The sixth and seventh strawberries were as glorious as the first few, and before I knew it, I was gorging on the fruit when another friend behind me, in the buffet line, informed me that I was holding up the line.

At this point, the reader might like to know the title of the one gorgeous little narrative essay that spawned my feelings of creative euphoria. The only answer I can give is that one essay will not quench those suffering from a nutrient depletion any more than a single strawberry can. You might need to gorge on them in the rude, obsessive manner I did that day in the buffet line. One narrative essay did not provide a eureka-style epiphany that led me to understanding of all the creative avenues worthy of exploration in the form. One essay did not quench the idea depletion I experienced in the time-tested formulas and notions I had of the world of storytelling. I just knew I needed something more and something different, and I read all the narrative essays I could find in a manner equivalent to the effort I put into exploring the maximum benefits the strawberry could provide, until a grocery store checker proclaimed that she never witnessed anyone purchase as many strawberries as I was in one transaction. She even called a fellow employee over to witness the spectacle I laid out on her conveyor belt. The unspoken critique between the two was that no wife would permit a man to make such an exaggerated, imbalanced purchase, so I must be a self-indulgent bachelor.

An unprecedented amount of strawberries did not provide me with an unprecedented amount of euphoria, of course, as the brain appears to only provide euphoric chemical rewards for satisfying a severe depletion, but the chemical rewards of finding my own truth, in the narrative essay format, have proven almost endless. The same holds true for the rewards I’ve experienced reading the output of others who have reached their creative peaks. I knew narrative essays existed, as I said, but I considered most to be dry, personal essays that attempted to describe the cute, funny things that happened to them on their way to 40. I never thought of them as a vehicle for the exploration of the answers to our abundant questions on how to be, become, and live in  the stories written by those authors who accomplished it.

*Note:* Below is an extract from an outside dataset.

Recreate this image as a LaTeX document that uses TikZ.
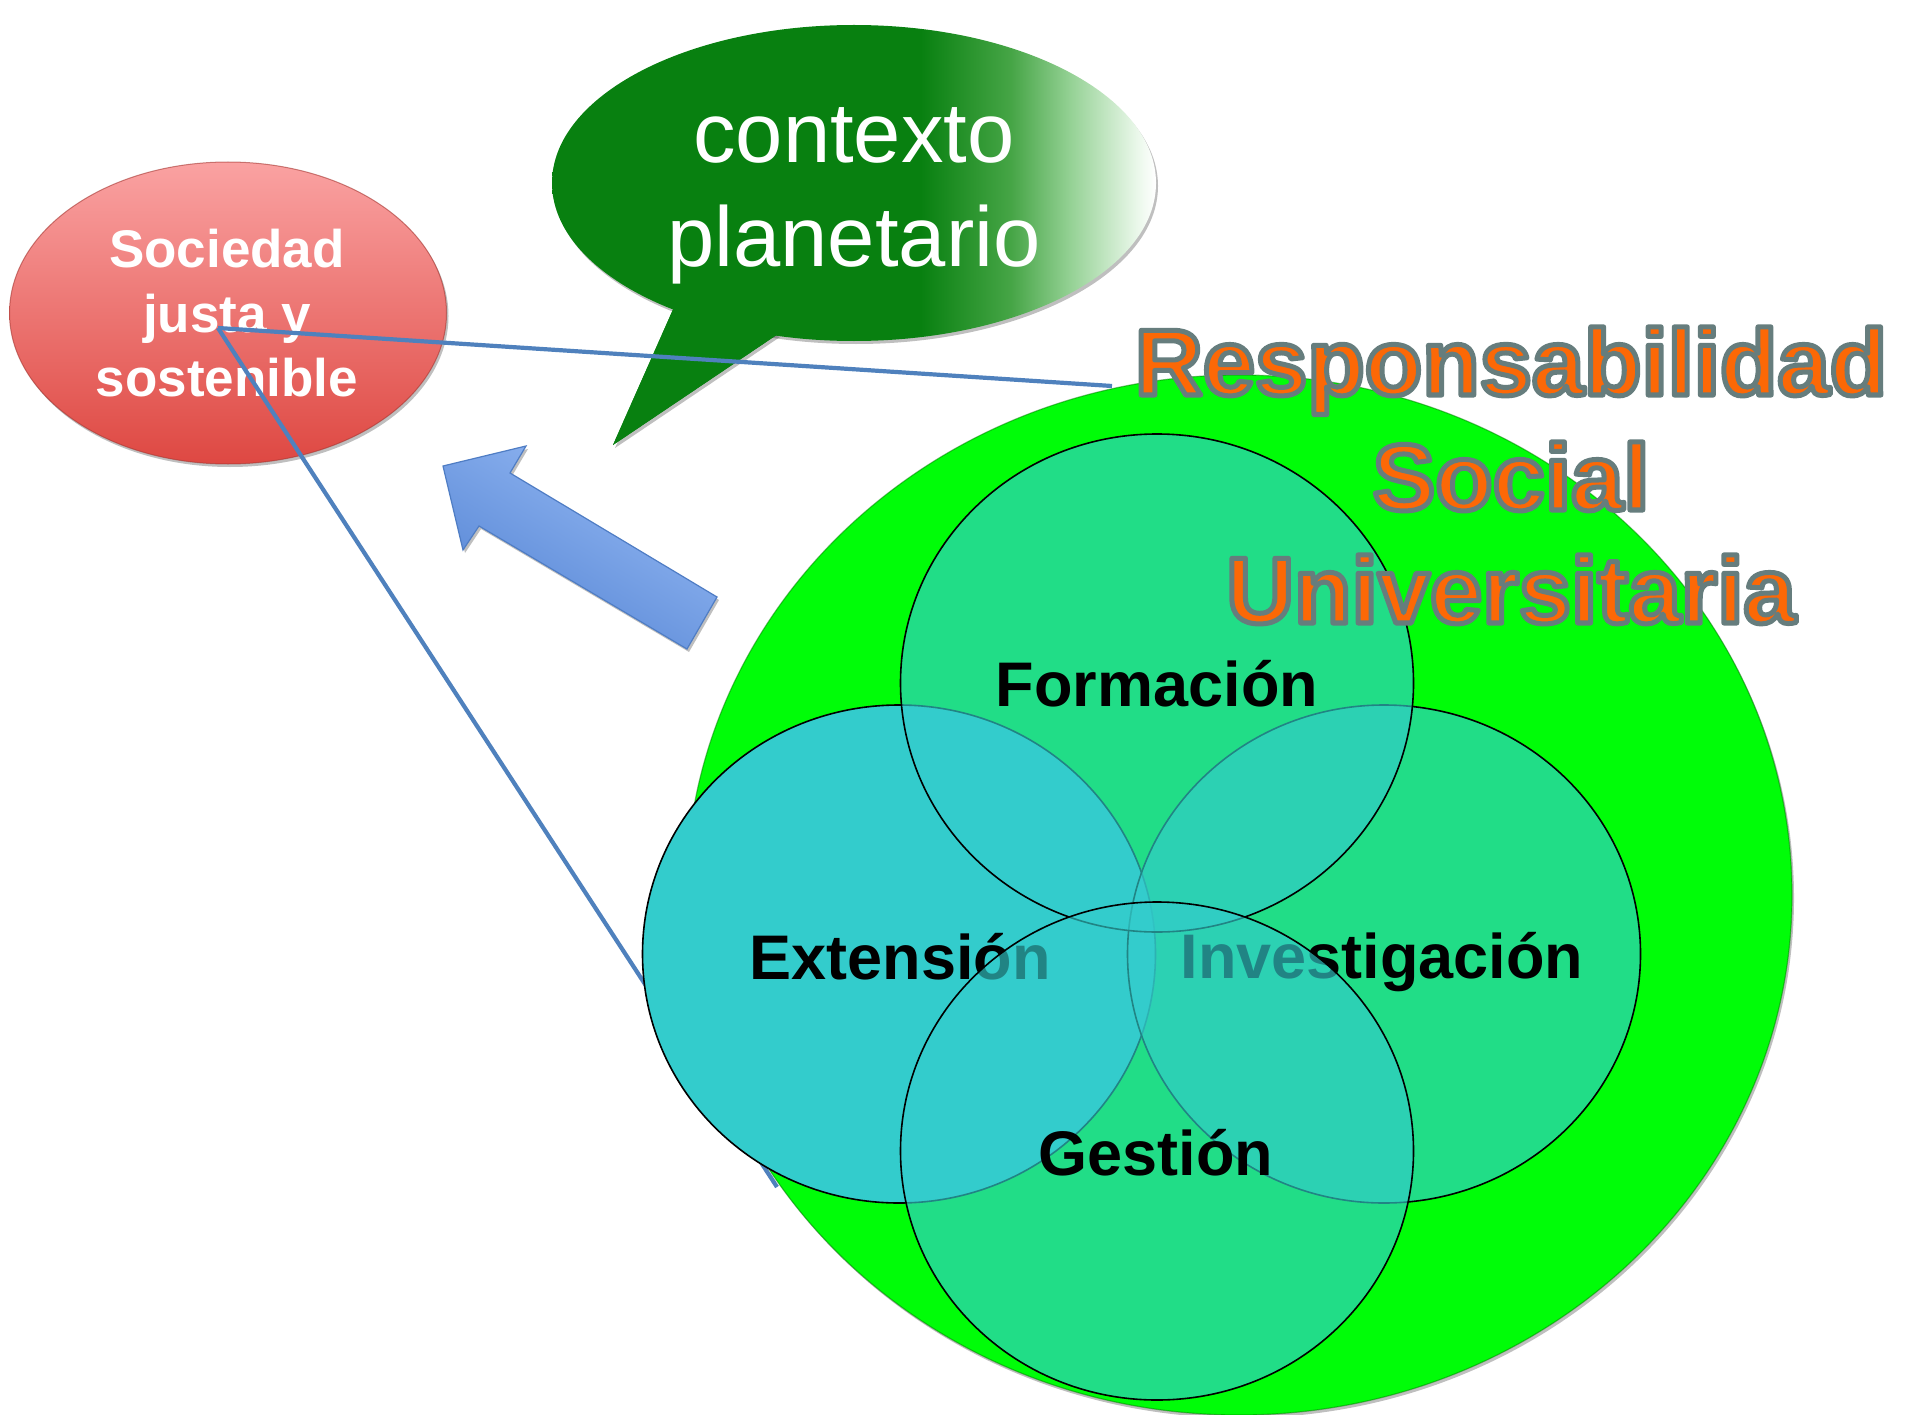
\documentclass[tikz,border=0pt]{standalone}
\usepackage{fontspec}
\setmainfont{Liberation Sans}
\usetikzlibrary{shapes.geometric,shadows,calc}
\definecolor{bg}{RGB}{8,128,16}
\definecolor{bgb}{RGB}{70,165,70}
\definecolor{bgc}{RGB}{150,210,150}
\definecolor{bgd}{RGB}{235,248,235}
\pgfdeclarehorizontalshading{bubbleshade}{100bp}{color(0bp)=(bg); color(25bp)=(bg); color(55.5bp)=(bg); color(63bp)=(bgb); color(68bp)=(bgc); color(73.5bp)=(bgd); color(75bp)=(white); color(100bp)=(white)}
\definecolor{socTop}{RGB}{250,162,162}
\definecolor{socBot}{RGB}{222,72,66}
\definecolor{linkblue}{RGB}{79,129,189}
\definecolor{arrowLight}{RGB}{150,186,244}
\definecolor{arrowDark}{RGB}{84,132,212}
\definecolor{arrowEdge}{RGB}{79,125,196}
\definecolor{bigGreen}{RGB}{0,253,8}
\definecolor{vennc}{RGB}{51,204,204}
\definecolor{rsuOrange}{RGB}{252,104,6}
\newcommand\rsuline[3]{%
  \node[rsutext] (#1) at (1511,#2) {\special{pdf:literal direct 2 Tr 5 w 1 j 0.40 0.49 0.49 RG}#3\special{pdf:literal direct 0 Tr}};%
}
\begin{document}
\begin{tikzpicture}[x=1pt,y=-1pt,
  softshadow/.style={drop shadow={shadow xshift=2pt,shadow yshift=-3pt,opacity=0.25,fill=black}},
  venncirc/.style={ellipse,draw=black,line width=1.6pt,fill=vennc,minimum width=513pt,minimum height=498pt,inner sep=0pt},
  vennlabel/.style={font=\fontsize{63}{63}\selectfont\bfseries,text=black,anchor=base,inner sep=0pt},
  soctext/.style={font=\fontsize{53}{53}\selectfont\bfseries,text=white,anchor=base,inner sep=0pt},
  bubtext/.style={font=\fontsize{85}{85}\selectfont,text=white,anchor=base,inner sep=0pt},
  rsutext/.style={font=\fontsize{94}{94}\selectfont\bfseries,text=rsuOrange,anchor=base,inner sep=0pt},
  link/.style={draw=linkblue,line width=4.2pt}]

\useasboundingbox (0,0) rectangle (1905,1415);
\fill[white] (0,0) rectangle (1905,1415);

% Sociedad justa y sostenible
\node[ellipse,minimum width=437pt,minimum height=302pt,inner sep=0pt,
      top color=socTop,bottom color=socBot,draw=socBot!75!black,draw opacity=0.6,line width=1pt,softshadow] (soc) at (228,313) {};
\node[soctext] (soc1) at (227,268) {Sociedad};
\node[soctext] (soc2) at (227,332) {justa y};
\node[soctext] (soc3) at (227,396) {sostenible};

% speech bubble
\fill[bg,softshadow] (778,334) -- (613,445) -- (675,305) -- cycle;
\node[ellipse,minimum width=604pt,minimum height=316pt,inner sep=0pt,shading=bubbleshade,softshadow] (bub) at (854,183) {};
\fill[bg] (700,300) -- (675,305) -- (613,445) -- (778,334) -- (760,320) -- cycle;
\node[bubtext] (bub1) at (854,163) {contexto};
\node[bubtext] (bub2) at (854,267) {planetario};

% big blue arrow
\shade[top color=arrowLight,bottom color=arrowDark,shading angle=-31,draw=arrowEdge,line width=1.2pt,softshadow]
  (443,466) -- (526,446) -- (510,473) -- (717,597) -- (687,649) -- (479,526) -- (463,550) -- cycle;

% connectors
\coordinate (hub) at (218,328);
\coordinate (e1) at (1112,386);
\coordinate (e2) at (777,1187);
\draw[link] (hub) -- (e1);
\draw[link] (hub) -- (e2);

% big green circle
\node[ellipse,fill=bigGreen,draw=green!50!black,draw opacity=0.5,line width=1.2pt,minimum width=1106pt,minimum height=1040pt,inner sep=0pt,softshadow] (rsuc) at (1239,895) {};

% Venn circles
\node[venncirc] (ext) at (899,954) {};
\node[vennlabel] (extl) at (900,979) {Extensión};
\node[venncirc,fill opacity=0.65] (inv) at (1384,954) {};
\node[vennlabel] (invl) at (1382,978) {Investigación};
\node[venncirc,fill opacity=0.65] (form) at (1157,683) {};
\node[vennlabel] (forml) at (1157,706) {Formación};
\node[venncirc,fill opacity=0.65] (ges) at (1157,1151) {};
\node[vennlabel] (gesl) at (1156,1175) {Gestión};

% title
\rsuline{rsua}{395}{Responsabilidad}
\rsuline{rsub}{510}{Social}
\rsuline{rsuu}{623}{Universitaria}
\end{tikzpicture}
\end{document}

It is difficult to describe an epiphany to a person who has never experienced one or even to those who have. The variables are so unique that they can be difficult to describe to a listener donning an of-course face. More often than not, an epiphany does not involve the provocative shock of unique, ingenious thoughts. My personal definition involves all of the of-course thoughts nestled among commonplace events and conversations that one has to arrive at by their own accord. When such an explanation doesn’t make a dent in the of-course faces, we can only conclude that epiphanies are almost entirely personal.

For me, the narrative essay was an avenue to the truth my mind craved, and I might have never have ventured down that path had Ray Bradbury’s vague four words “Find your own truth,” failed to register. For those who stubbornly maintain their of-course faces in the shadow of the maxim the late, great Ray Bradbury, I offer another vague piece of advice that the late, great Rodney Dangerfield offered to an aspiring, young comedian: “You’ll figure it out.”

If advice such as these two nuggets appear so obvious that it is considered unworthy of discussion, or the reader cannot see how to apply it, no matter how much time they spend thinking about it, adding to it, or whittling away at it to find a worthy core, I add this: You’ll either figure it out, or you won’t.